For these assets, digital twins offer a particularly compelling value proposition. Rather than dispatching inspection crews to thousands of remote locations on fixed schedules, agencies can deploy low-cost sensor packages that feed data into centralized twin platforms. AI models then prioritize which structures need attention, directing limited maintenance budgets where they will have the greatest impact.

The Technology Stack Matures

Several converging trends are accelerating adoption. Edge computing has made it feasible to process sensor data locally, reducing latency and bandwidth costs for remote infrastructure. Computer vision models can now analyze drone footage of bridge decks and identify hairline cracks with accuracy that rivals trained inspectors. And cloud-native platforms from companies including Siemens, Schneider Electric, and NVIDIA's Omniverse ecosystem have lowered the barrier to building and maintaining large-scale twins.

In February 2026, Schneider Electric partnered with ETAP to launch a physics-based digital twin solution specifically designed for utilities and critical infrastructure operators. The platform connects design-phase models with operational data, creating a continuous feedback loop that improves accuracy over time.

Columbia University's Smart Cities Center has demonstrated another frontier: urban-scale twins. Researchers there built a digital twin of sections of New York City, integrating traffic sensor data and machine learning models to optimize signal timing and reduce congestion-related emissions.
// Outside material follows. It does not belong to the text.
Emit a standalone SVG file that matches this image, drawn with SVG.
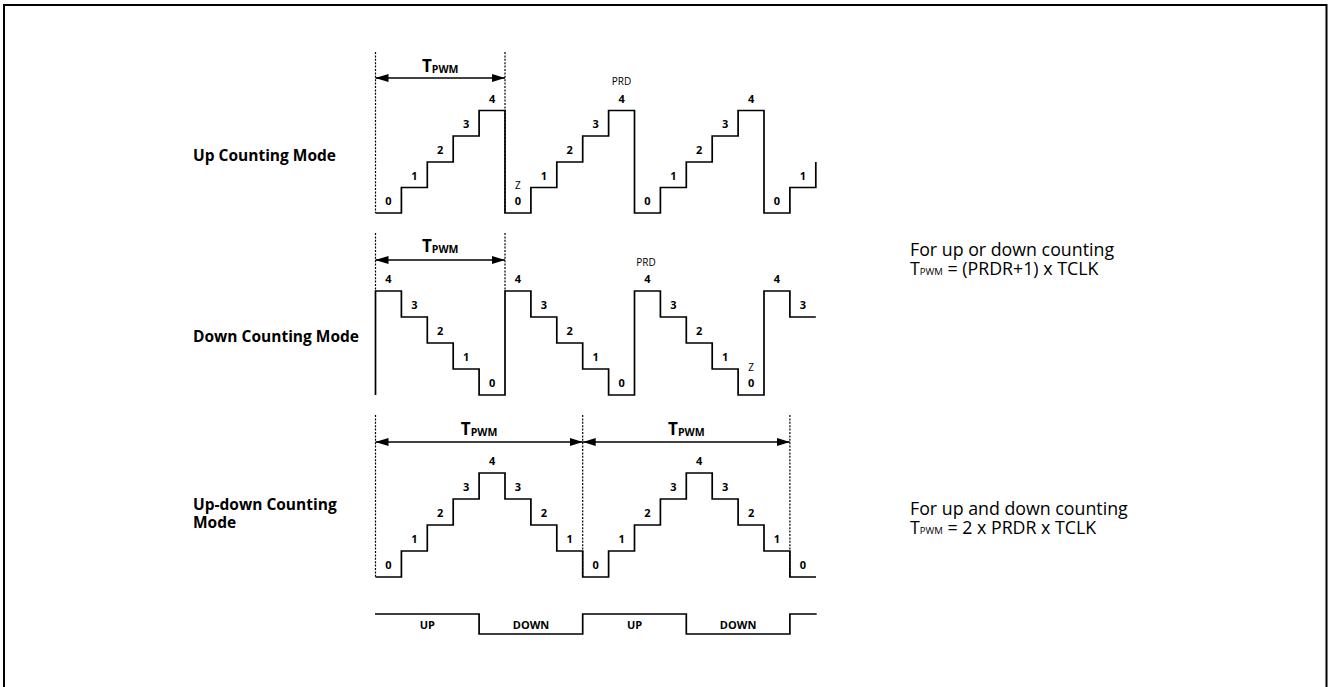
<svg xmlns="http://www.w3.org/2000/svg" width="1329" height="687" viewBox="0 0 1329 687">
<style>
.w{fill:none;stroke:#000;stroke-width:1.7;stroke-linejoin:miter}
.d{fill:none;stroke:#000;stroke-width:1.2;stroke-dasharray:2 1.4}
.a{fill:none;stroke:#000;stroke-width:1.7}
.n{font-family:"Open Sans","Liberation Sans",sans-serif;font-size:11px;font-weight:bold;text-anchor:middle;fill:#000}
.s{font-family:"Open Sans","Liberation Sans",sans-serif;font-size:10px;text-anchor:middle;fill:#000}
.t{font-family:"Open Sans","Liberation Sans",sans-serif;font-weight:bold;text-anchor:middle;fill:#000}
.m{font-family:"Open Sans","Liberation Sans",sans-serif;font-size:15.5px;font-weight:bold;fill:#000}
.f{font-family:"Open Sans","Liberation Sans",sans-serif;font-size:17.8px;fill:#000}
</style>
<defs>
<marker id="ah" markerWidth="13" markerHeight="8" refX="13" refY="4" orient="auto-start-reverse" markerUnits="userSpaceOnUse"><path d="M0,0 L13,4 L0,8 z" fill="#000"/></marker>
</defs>
<rect x="4" y="5" width="1322.5" height="690" fill="#fff" stroke="#000" stroke-width="2"/>

<g id="mode-labels">
<text class="m" x="193" y="161">Up Counting Mode</text>
<text class="m" x="193" y="342">Down Counting Mode</text>
<text class="m" x="193" y="510">Up-down Counting<tspan x="193" dy="18">Mode</tspan></text>
</g>

<g id="formulas">
<text class="f" x="910" y="256">For up or down counting<tspan x="910" dy="19">T</tspan><tspan font-size="9.5px">PWM</tspan><tspan> = (PRDR+1) x TCLK</tspan></text>
<text class="f" x="910" y="515">For up and down counting<tspan x="910" dy="19">T</tspan><tspan font-size="9.5px">PWM</tspan><tspan> = 2 x PRDR x TCLK</tspan></text>
</g>

<g id="up-counting">
<path class="w" d="M375.5,213 H401.4 V187.5 H427.3 V162 H453.2 V136 H479.1 V110.5 H505 V213 H530.9 V187.5 H556.8 V162 H582.7 V136 H608.6 V110.5 H634.5 V213 H660.4 V187.5 H686.3 V162 H712.2 V136 H738.1 V110.5 H764 V213 H789.9 V187.5 H815.8 V162"/>
<line class="d" x1="375.5" y1="52" x2="375.5" y2="213"/>
<line class="d" x1="505" y1="52" x2="505" y2="213"/>
<text class="t" x="440.25" y="72" font-size="17px">T<tspan font-size="10.5px" dy="1">PWM</tspan></text>
<text class="n" x="388.45" y="205">0</text>
<text class="n" x="414.35" y="179.5">1</text>
<text class="n" x="440.25" y="154">2</text>
<text class="n" x="466.15" y="128">3</text>
<text class="n" x="492.05" y="102.5">4</text>
<text class="s" x="517.95" y="188.5">Z</text>
<text class="n" x="517.95" y="205">0</text>
<text class="n" x="543.85" y="179.5">1</text>
<text class="n" x="569.75" y="154">2</text>
<text class="n" x="595.65" y="128">3</text>
<text class="n" x="621.55" y="102.5">4</text>
<text class="s" x="621.55" y="85">PRD</text>
<text class="n" x="647.45" y="205">0</text>
<text class="n" x="673.35" y="179.5">1</text>
<text class="n" x="699.25" y="154">2</text>
<text class="n" x="725.15" y="128">3</text>
<text class="n" x="751.05" y="102.5">4</text>
<text class="n" x="776.95" y="205">0</text>
<text class="n" x="802.85" y="179.5">1</text>
</g>

<g id="down-counting">
<path class="w" d="M375.5,395 V291 H401.4 V317 H427.3 V343 H453.2 V369 H479.1 V395 H505 V291 H530.9 V317 H556.8 V343 H582.7 V369 H608.6 V395 H634.5 V291 H660.4 V317 H686.3 V343 H712.2 V369 H738.1 V395 H764 V291 H789.9 V317 H815.8"/>
<line class="d" x1="375.5" y1="233" x2="375.5" y2="291"/>
<line class="d" x1="505" y1="233" x2="505" y2="291"/>
<text class="t" x="440.25" y="252" font-size="17px">T<tspan font-size="10.5px" dy="1">PWM</tspan></text>
<text class="n" x="388.45" y="283">4</text>
<text class="n" x="414.35" y="309">3</text>
<text class="n" x="440.25" y="335">2</text>
<text class="n" x="466.15" y="361">1</text>
<text class="n" x="492.05" y="387">0</text>
<text class="n" x="517.95" y="283">4</text>
<text class="n" x="543.85" y="309">3</text>
<text class="n" x="569.75" y="335">2</text>
<text class="n" x="595.65" y="361">1</text>
<text class="n" x="621.55" y="387">0</text>
<text class="s" x="646" y="265.5">PRD</text>
<text class="n" x="647.45" y="283">4</text>
<text class="n" x="673.35" y="309">3</text>
<text class="n" x="699.25" y="335">2</text>
<text class="n" x="725.15" y="361">1</text>
<text class="s" x="751.05" y="370.5">Z</text>
<text class="n" x="751.05" y="387">0</text>
<text class="n" x="776.95" y="283">4</text>
<text class="n" x="802.85" y="309">3</text>
</g>

<g id="up-down-counting">
<path class="w" d="M375.5,577 H401.4 V551 H427.3 V525 H453.2 V499 H479.1 V473 H505 V499 H530.9 V525 H556.8 V551 H582.7 V577 H608.6 V551 H634.5 V525 H660.4 V499 H686.3 V473 H712.2 V499 H738.1 V525 H764 V551 H789.9 V577 H816"/>
<line class="d" x1="375.5" y1="415" x2="375.5" y2="577"/>
<line class="d" x1="582.7" y1="415" x2="582.7" y2="577"/>
<line class="d" x1="789.9" y1="415" x2="789.9" y2="577"/>
<text class="t" x="479.1" y="435" font-size="17px">T<tspan font-size="10.5px" dy="1">PWM</tspan></text>
<text class="t" x="686.3" y="435" font-size="17px">T<tspan font-size="10.5px" dy="1">PWM</tspan></text>
<text class="n" x="388.45" y="569">0</text>
<text class="n" x="414.35" y="543">1</text>
<text class="n" x="440.25" y="517">2</text>
<text class="n" x="466.15" y="491">3</text>
<text class="n" x="492.05" y="465">4</text>
<text class="n" x="517.95" y="491">3</text>
<text class="n" x="543.85" y="517">2</text>
<text class="n" x="569.75" y="543">1</text>
<text class="n" x="595.65" y="569">0</text>
<text class="n" x="621.55" y="543">1</text>
<text class="n" x="647.45" y="517">2</text>
<text class="n" x="673.35" y="491">3</text>
<text class="n" x="699.25" y="465">4</text>
<text class="n" x="725.15" y="491">3</text>
<text class="n" x="751.05" y="517">2</text>
<text class="n" x="776.95" y="543">1</text>
<text class="n" x="802.85" y="569">0</text>
</g>

<g id="direction-bar">
<path class="w" d="M375,614 H479.1 V634 H582.7 V614 H686.3 V634 H789.9 V614 H816.7"/>
<text class="n" x="427.3" y="628.5">UP</text>
<text class="n" x="531" y="628.5">DOWN</text>
<text class="n" x="634.5" y="628.5">UP</text>
<text class="n" x="738.1" y="628.5">DOWN</text>
</g>

<g id="connectors">
<line class="a" x1="375.5" y1="78" x2="505" y2="78" marker-start="url(#ah)" marker-end="url(#ah)"/>
<line class="a" x1="375.5" y1="260" x2="505" y2="260" marker-start="url(#ah)" marker-end="url(#ah)"/>
<line class="a" x1="375.5" y1="442" x2="582.7" y2="442" marker-start="url(#ah)" marker-end="url(#ah)"/>
<line class="a" x1="582.7" y1="442" x2="789.9" y2="442" marker-start="url(#ah)" marker-end="url(#ah)"/>
</g>
</svg>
The project showed a measurable improvement in intersection throughput, suggesting that the technology's value extends well beyond asset maintenance into real-time urban operations.

Challenges Remain

For all its promise, the digital twin buildout faces real obstacles. Data interoperability remains a persistent headache — sensor manufacturers, engineering software vendors, and municipal IT systems often speak different languages. Cybersecurity concerns are growing as more critical infrastructure becomes network-connected. And workforce readiness is a bottleneck: many public works agencies lack the data science talent needed to operate and interpret twin platforms.

There is also the question of long-term maintenance. A digital twin is only as useful as the data feeding it. Sensors degrade, calibrations drift, and models require continuous retraining. The organizations that treat digital twins as set-and-forget technology rather than living systems will find their investments depreciating faster than the physical assets they are meant to protect.

The Road Ahead

Despite these challenges, the trajectory is clear. The combination of aging infrastructure, available federal funding, and rapidly maturing AI technology has created a window of opportunity that infrastructure operators are increasingly seizing. The digital twin is no longer a futuristic concept or a visualization novelty — it is becoming the operational backbone through which America's most critical physical systems are understood, maintained, and ultimately modernized.

For an industry that has long been among the slowest to adopt new technology, the speed of this transformation is remarkable. And for the millions of Americans who drive over those 46,000 deficient bridges every day, it cannot come soon enough.